Tuesday, December 12, 2017
Editorials

Editorial: Release the Allen investigation

Marine Gen. John R. Allen, the former commander of American forces in Afghanistan, stepped down on the eve of becoming the allied supreme commander in Europe following an internal investigation that the Pentagon refuses to publicly release. The chain of command that cleared Allen of wrongdoing in his exchange of emails with Tampa socialite Jill Kelley says the conversations between the two and the investigation that followed are personal matters and that releasing the records would invade Allen's privacy. It is not a personal matter when one of this nation's senior military leaders abruptly resigns under questionable circumstances. The American people deserve to see the substance of the evidence and how the Pentagon policed its ranks with its handling of this investigation.

The Pentagon cleared Allen in January of any professional misconduct in his exchange of emails with Kelley. Before being deployed to Afghanistan, Allen served as deputy commander and then acting commander of Central Command at MacDill Air Force Base from 2008 to 2011. He followed the command of Gen. David Petraeus, who during his time in Tampa also befriended the Kelley family. Kelley touched off a scandal that forced Petraeus to resign as CIA director last year after emails showed he had an affair with his biographer.

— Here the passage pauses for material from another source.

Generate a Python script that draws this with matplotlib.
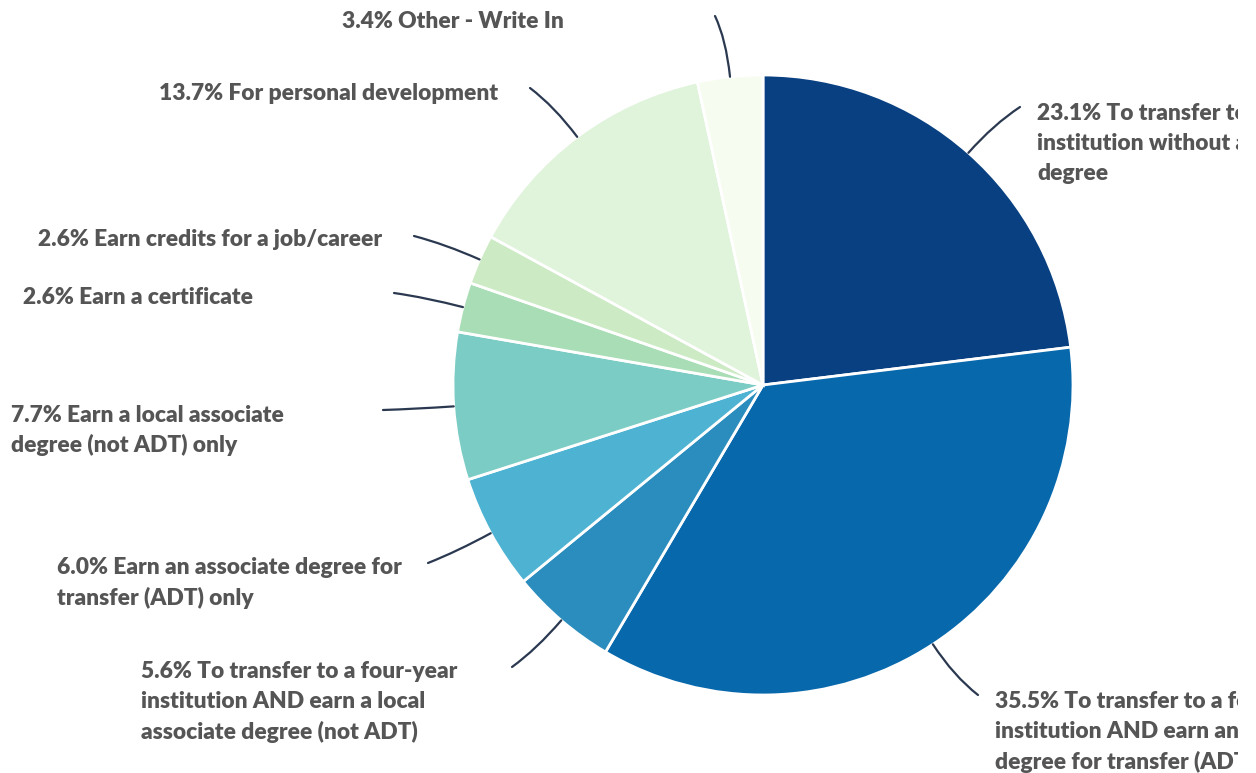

While the Pentagon's inspector general cleared Allen of misconduct, the general turned down President Barack Obama's offer to become supreme NATO commander and announced last week he would retire to spend more time with his ailing wife.

Allen's departure may have spared him, his family and the Pentagon some embarrassment over the relationship between the general and a Tampa woman who ingratiated herself with the highest reaches of the military establishment. But while the emails that Kelley described as being in part flirtatious may have been personal in nature, Allen's judgment and character are the larger issues. The conduct of active-duty officers reflects on their fitness for command. Allen was a rising star whose talent and experience earned him ever-greater responsibility. And the sudden departure of an officer in whom Americans had invested so much has jumbled the military's leadership ranks. The fallout from this episode reached well beyond Allen's family, all the way to NATO, America's premier alliance. However personal this tragedy, it comes at great public cost.

The American people also deserve the comfort of knowing that the Pentagon investigated the episode fully and fairly and came to a sound conclusion. The issue is not merely the content of the emails, but whether Allen was held to the same standards of discipline as his subordinates. The investigation was an outlay of public money and resources. And releasing the record does not jeopardize national security, since the Pentagon refused disclosure on privacy, not security, grounds.

The administration should reverse course and release the Allen investigation for the sake of accountability in the ranks and confidence in government.